Task to carry out ->
Write out the opening lines of the data word for word, up to and including the line with "1.87, 1.86, 1.85];", and leave every picture and every later line out.

Available data ->
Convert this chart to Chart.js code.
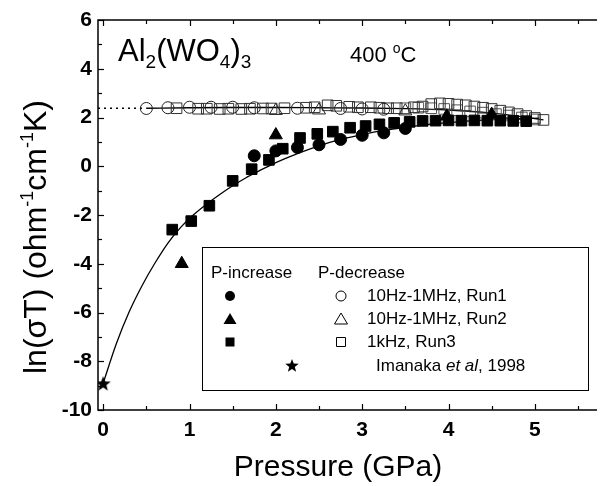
<!DOCTYPE html>
<html>
<head>
<meta charset="utf-8">
<style>
  html, body { margin: 0; padding: 0; background: #fff; }
  canvas { display: block; }
</style>
<script src="https://cdn.jsdelivr.net/npm/chart.js@4.4.0/dist/chart.umd.min.js"></script>
</head>
<body>
<canvas id="chart" width="606" height="486"></canvas>
<script>
const FONT = '"Liberation Sans", Arial, Helvetica, sans-serif';

// tick labels
const xMajor = [0, 1, 2, 3, 4, 5];
const yMajor = [-10, -8, -6, -4, -2, 0, 2, 4, 6];

// P-increase (filled symbols)
const incCirP = [1.75, 2.0, 2.25, 2.5, 2.75, 3.0, 3.25, 3.5];
const incCirS = [0.43, 0.63, 0.77, 0.88, 1.1, 1.27, 1.37, 1.55];
const incTriP = [0.91, 2.0, 3.98, 4.5];
const incTriS = [-4.0, 1.28, 2.05, 2.12];
const incSqP = [0.8, 1.02, 1.23, 1.5, 1.72, 1.92, 2.08, 2.28, 2.48, 2.66, 2.86, 3.04, 3.2, 3.37, 3.55, 3.7, 3.85, 4.0, 4.15, 4.3, 4.45, 4.6, 4.75, 4.9];
const incSqS = [-2.6, -2.25, -1.62, -0.6, -0.12, 0.26, 0.72, 1.16, 1.33, 1.42, 1.58, 1.65, 1.72, 1.78, 1.82, 1.86, 1.87, 1.88, 1.87, 1.88, 1.87, 1.87, 1.86, 1.85];

// P-decrease (open symbols)
const decCirP = [0.5, 0.75, 1.0, 1.25, 1.5, 1.75, 2.25, 2.75, 3.0, 3.25];
const decCirS = [2.37, 2.4, 2.42, 2.42, 2.42, 2.4, 2.38, 2.37, 2.35, 2.34];
const decTriP = [2.0, 2.5, 3.5];
const decTriS = [2.28, 2.3, 2.26];
const decSqP = [0.85, 1.1, 1.2, 1.35, 1.45, 1.6, 1.7, 1.85, 1.95, 2.1, 2.35, 2.45, 2.6, 2.7, 2.85, 2.95, 3.1, 3.2, 3.3, 3.4, 3.6, 3.7, 3.8, 3.9, 4.0, 4.1, 4.2, 4.3, 4.4, 4.5, 4.6, 4.7, 4.8, 4.9, 5.0, 5.1];
const decSqS = [2.38, 2.36, 2.36, 2.35, 2.36, 2.35, 2.36, 2.37, 2.37, 2.38, 2.4, 2.42, 2.5, 2.48, 2.44, 2.42, 2.42, 2.4, 2.38, 2.38, 2.42, 2.45, 2.55, 2.58, 2.56, 2.53, 2.5, 2.45, 2.4, 2.35, 2.28, 2.21, 2.14, 2.06, 1.98, 1.9];
const decSq2P = [3.5, 3.65, 3.8, 3.95, 4.1, 4.25, 4.4, 4.55, 4.7, 4.85, 5.0];
const decSq2S = [2.38, 2.4, 2.38, 2.35, 2.3, 2.25, 2.2, 2.14, 2.08, 2.0, 1.92];

// Imanaka et al, 1998
const starP = [0];
const starS = [-8.9];

// fitted curves
const fitIncP = [0, 0.15, 0.3, 0.45, 0.6, 0.75, 0.9, 1.05, 1.2, 1.35, 1.5, 1.65, 1.8, 2.0, 2.25, 2.5, 2.75, 3.0, 3.25, 3.5, 3.75, 4.0, 4.25, 4.5, 4.75, 5.05];
const fitIncS = [-8.9, -7.3, -5.98, -4.9, -3.97, -3.15, -2.5, -1.98, -1.55, -1.16, -0.8, -0.48, -0.2, 0.15, 0.52, 0.84, 1.1, 1.3, 1.47, 1.6, 1.71, 1.79, 1.86, 1.91, 1.95, 1.97];
const fitDecP = [0.5, 1.0, 1.5, 2.0, 2.5, 3.0, 3.5, 4.0, 4.5, 4.8, 5.1];
const fitDecS = [2.38, 2.4, 2.41, 2.41, 2.4, 2.39, 2.36, 2.3, 2.18, 2.06, 1.9];
const dotP = [-0.06, 0.5];
const dotS = [2.38, 2.38];

const pts = (xs, ys) => xs.map((x, i) => ({ x, y: ys[i] }));

function starImage(size) {
  const c = document.createElement('canvas');
  c.width = c.height = size;
  const g = c.getContext('2d');
  const r = size / 2, ri = r * 0.42;
  g.beginPath();
  for (let i = 0; i < 10; i++) {
    const rr = i % 2 ? ri : r;
    const a = -Math.PI / 2 + i * Math.PI / 5;
    g.lineTo(r + rr * Math.cos(a), r + 1 + rr * Math.sin(a));
  }
  g.closePath();
  g.fillStyle = '#000';
  g.fill();
  return c;
}
const starBig = starImage(16);
const starSmall = starImage(14);

// text with sub/superscripts
function rich(ctx, parts, x, y, align) {
  let w = 0;
  parts.forEach(p => { ctx.font = (p.style || '') + ' ' + p.s + 'px ' + FONT; w += ctx.measureText(p.t).width; });
  let cx = align === 'center' ? x - w / 2 : x;
  ctx.textBaseline = 'alphabetic';
  ctx.textAlign = 'left';
  parts.forEach(p => {
    ctx.font = (p.style || '') + ' ' + p.s + 'px ' + FONT;
    ctx.fillText(p.t, cx, y + (p.dy || 0));
    cx += ctx.measureText(p.t).width;
  });
}

function marker(ctx, kind, x, y, filled) {
  ctx.beginPath();
  if (kind === 'circle') ctx.arc(x, y, 5, 0, Math.PI * 2);
  else if (kind === 'tri') { ctx.moveTo(x, y - 6); ctx.lineTo(x + 6.5, y + 5); ctx.lineTo(x - 6.5, y + 5); ctx.closePath(); }
  else ctx.rect(x - 4.5, y - 4.5, 9, 9);
  if (filled) ctx.fill(); else ctx.stroke();
}

const decorPlugin = {
  id: 'decor',
  afterDraw(chart) {
    const { ctx, chartArea: a, scales: { x, y } } = chart;
    ctx.save();
    ctx.strokeStyle = '#000';
    ctx.fillStyle = '#000';
    ctx.lineWidth = 1.5;
    // frame (right side is cut off in the original)
    ctx.beginPath();
    ctx.moveTo(a.right, a.top); ctx.lineTo(a.left, a.top);
    ctx.lineTo(a.left, a.bottom); ctx.lineTo(a.right, a.bottom);
    ctx.stroke();
    // inward ticks
    ctx.lineWidth = 1.2;
    x.ticks.forEach(t => {
      const px = Math.round(x.getPixelForValue(t.value)) + 0.5;
      const len = xMajor.includes(t.value) ? 6 : 4;
      ctx.beginPath();
      ctx.moveTo(px, a.bottom); ctx.lineTo(px, a.bottom - len);
      ctx.moveTo(px, a.top); ctx.lineTo(px, a.top + len);
      ctx.stroke();
    });
    y.ticks.forEach(t => {
      const py = Math.round(y.getPixelForValue(t.value)) + 0.5;
      const len = yMajor.includes(t.value) ? 6 : 4;
      ctx.beginPath();
      ctx.moveTo(a.left, py); ctx.lineTo(a.left + len, py);
      ctx.stroke();
    });

    // axis titles
    rich(ctx, [{ t: 'Pressure (GPa)', s: 30 }], 338, 476, 'center');
    ctx.save();
    ctx.translate(46, 237);
    ctx.rotate(-Math.PI / 2);
    rich(ctx, [
      { t: 'ln(σT) (ohm', s: 32 }, { t: '-1', s: 18, dy: -13 },
      { t: 'cm', s: 32 }, { t: '-1', s: 18, dy: -13 },
      { t: 'K)', s: 32 }
    ], 0, 0, 'center');
    ctx.restore();

    // annotations
    rich(ctx, [
      { t: 'Al', s: 31 }, { t: '2', s: 19, dy: 7 },
      { t: '(WO', s: 31 }, { t: '4', s: 19, dy: 7 },
      { t: ')', s: 31 }, { t: '3', s: 19, dy: 7 }
    ], 118, 61, 'left');
    rich(ctx, [{ t: '400 ', s: 22 }, { t: 'o', s: 14, dy: -9 }, { t: 'C', s: 22 }], 350, 62, 'left');

    // legend box
    ctx.fillStyle = '#fff';
    ctx.fillRect(202, 247, 386, 143);
    ctx.strokeStyle = '#000';
    ctx.lineWidth = 1;
    ctx.strokeRect(202.5, 247.5, 386, 143);
    ctx.fillStyle = '#000';
    ctx.font = '17px ' + FONT;
    ctx.textBaseline = 'middle';
    ctx.textAlign = 'left';
    ctx.fillText('P-increase', 211, 273);
    ctx.fillText('P-decrease', 318, 273);
    const rows = [296, 319, 342, 365];
    const kinds = ['circle', 'tri', 'rect'];
    const labels = ['10Hz-1MHz, Run1', '10Hz-1MHz, Run2', '1kHz, Run3'];
    kinds.forEach((k, i) => {
      marker(ctx, k, 230, rows[i], true);
      marker(ctx, k, 341, rows[i], false);
      ctx.fillText(labels[i], 367, rows[i]);
    });
    ctx.drawImage(starSmall, 292 - 7, rows[3] - 7);
    rich(ctx, [{ t: 'Imanaka ', s: 17 }, { t: 'et al', s: 17, style: 'italic' }, { t: ', 1998', s: 17 }], 376, rows[3] + 6, 'left');
    ctx.restore();
  }
};

const line = (data, extra) => Object.assign({
  data, showLine: true, borderColor: '#000', borderWidth: 1.3,
  pointRadius: 0, cubicInterpolationMode: 'monotone', fill: false
}, extra);

const sym = (data, style, radius, filled, extra) => Object.assign({
  data, showLine: false, pointStyle: style, pointRadius: radius,
  backgroundColor: filled ? '#000' : 'rgba(0,0,0,0)',
  borderColor: filled ? '#000' : '#222', borderWidth: 1
}, extra);

new Chart(document.getElementById('chart'), {
  type: 'scatter',
  data: {
    datasets: [
      line(pts(fitIncP, fitIncS)),
      line(pts(fitDecP, fitDecS)),
      line(pts(dotP, dotS), { borderDash: [2, 4], borderWidth: 1.3 }),
      sym(pts(decSq2P, decSq2S), 'rect', 7.5, false, { borderColor: '#555' }),
      sym(pts(decSqP, decSqS), 'rect', 7.5, false, { borderColor: '#333' }),
      sym(pts(decCirP, decCirS), 'circle', 6, false),
      sym(pts(decTriP, decTriS), 'triangle', 7.5, false),
      sym(pts(incSqP, incSqS), 'rect', 7.5, true),
      sym(pts(incCirP, incCirS), 'circle', 6, true),
      sym(pts(incTriP, incTriS), 'triangle', 7.5, true),
      sym(pts(starP, starS), starBig, 8, true)
    ].map((d, i, arr) => Object.assign(d, { order: arr.length - i }))
  },
  options: {
    responsive: false,
    animation: false,
    events: [],
    layout: { padding: { top: 20, left: 0, right: 0, bottom: 0 } },
    plugins: { legend: { display: false }, tooltip: { enabled: false } },
    scales: {
      x: {
        type: 'linear', min: -0.06, max: 5.72,
        afterFit: s => { s.height = 76; },
        grid: { display: false, drawTicks: false },
        border: { display: false },
        ticks: {
          stepSize: 0.5, includeBounds: false, padding: 8, maxRotation: 0, autoSkip: false,
          color: '#000', font: { family: FONT, size: 21, weight: 'bold' },
          callback: v => xMajor.includes(v) ? String(v) : ''
        }
      },
      y: {
        type: 'linear', min: -10, max: 6,
        afterFit: s => { s.width = 98; },
        grid: { display: false, drawTicks: false },
        border: { display: false },
        ticks: {
          stepSize: 1, padding: 6, autoSkip: false,
          color: '#000', font: { family: FONT, size: 21, weight: 'bold' },
          callback: v => yMajor.includes(v) ? String(v) : ''
        }
      }
    }
  },
  plugins: [decorPlugin]
});
</script>
</body>
</html>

Exercise answer ->
Convert this chart to Chart.js code.
<!DOCTYPE html>
<html>
<head>
<meta charset="utf-8">
<style>
  html, body { margin: 0; padding: 0; background: #fff; }
  canvas { display: block; }
</style>
<script src="https://cdn.jsdelivr.net/npm/chart.js@4.4.0/dist/chart.umd.min.js"></script>
</head>
<body>
<canvas id="chart" width="606" height="486"></canvas>
<script>
const FONT = '"Liberation Sans", Arial, Helvetica, sans-serif';

// tick labels
const xMajor = [0, 1, 2, 3, 4, 5];
const yMajor = [-10, -8, -6, -4, -2, 0, 2, 4, 6];

// P-increase (filled symbols)
const incCirP = [1.75, 2.0, 2.25, 2.5, 2.75, 3.0, 3.25, 3.5];
const incCirS = [0.43, 0.63, 0.77, 0.88, 1.1, 1.27, 1.37, 1.55];
const incTriP = [0.91, 2.0, 3.98, 4.5];
const incTriS = [-4.0, 1.28, 2.05, 2.12];
const incSqP = [0.8, 1.02, 1.23, 1.5, 1.72, 1.92, 2.08, 2.28, 2.48, 2.66, 2.86, 3.04, 3.2, 3.37, 3.55, 3.7, 3.85, 4.0, 4.15, 4.3, 4.45, 4.6, 4.75, 4.9];
const incSqS = [-2.6, -2.25, -1.62, -0.6, -0.12, 0.26, 0.72, 1.16, 1.33, 1.42, 1.58, 1.65, 1.72, 1.78, 1.82, 1.86, 1.87, 1.88, 1.87, 1.88, 1.87, 1.87, 1.86, 1.85];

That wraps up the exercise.